Many people treat knowledge and imagination as if they were distinct, but Gropnik said, because of these causal maps we know that knowledge and imagination are intertwined. She said that knowledge fuels imagination. “It’s because we know something about how events are connected in the world that we can imagine altering those connections and create new ones.”

Causal maps show up in pretend play, and not surprisingly in pretend play with imaginary friends.

“These psychological kinds of knowledge and imagination—knowing about how people work and imagining what they might do—also underpin adult fiction, the work of writers and poets, actors and directors. So understanding children’s pretend play can help up understand why fiction is important to adults, too.”

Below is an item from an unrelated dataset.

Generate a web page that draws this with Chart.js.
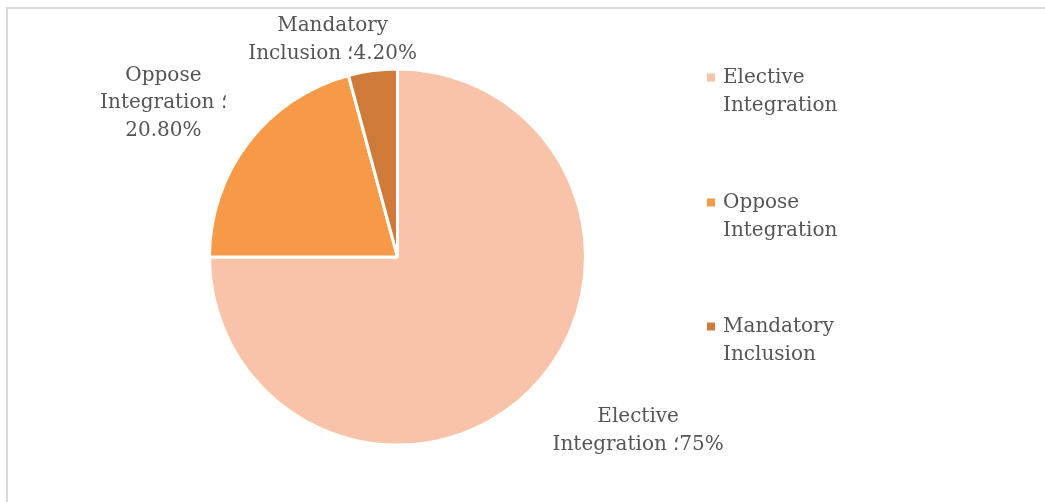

For this reason, Gropnik advocates for a prolonged period of play. Children are often whisked off to sports activities or after-school classes rather than given time to let their imaginations soar. And because many adults were raised within families entrenched in the Protestant Work Ethic, adults often feel guilty when taking time to read a book, or see a movie or a play—rather than work.

Researchers also cite the advantages of reading fiction. Reading a book that challenges and delights us, that we absorb and talk about with friends and family, opens up new worlds, new possibilities and new ways of empathizing.

In the Time article, “Reading Literature Makes Us Smarter and Nicer,” Annie Murphy Paul discusses the work of psychologists Raymond Mar of Canada’s York University, and Keith Oatley of the University of Toronto. She cites their studies on reading fiction and empathy. It appears that adults who read fiction are better at empathy. And Mar found similar results in 2010 when studying young children. Those who had more stories read to them had a sharper “theory of mind.”  Theory of mind occurs between ages 2 and 4 and is the developmental stage where children understand that people have different beliefs from their own and will behave or take actions based on those beliefs.

So let your children play. Let them take their imaginary friends on vacations and to grandma’s house. Give them the gift of unstructured time. Give yourself time to play. Read a book. Write a book. Pretend you’re a character in a book. You might change the world.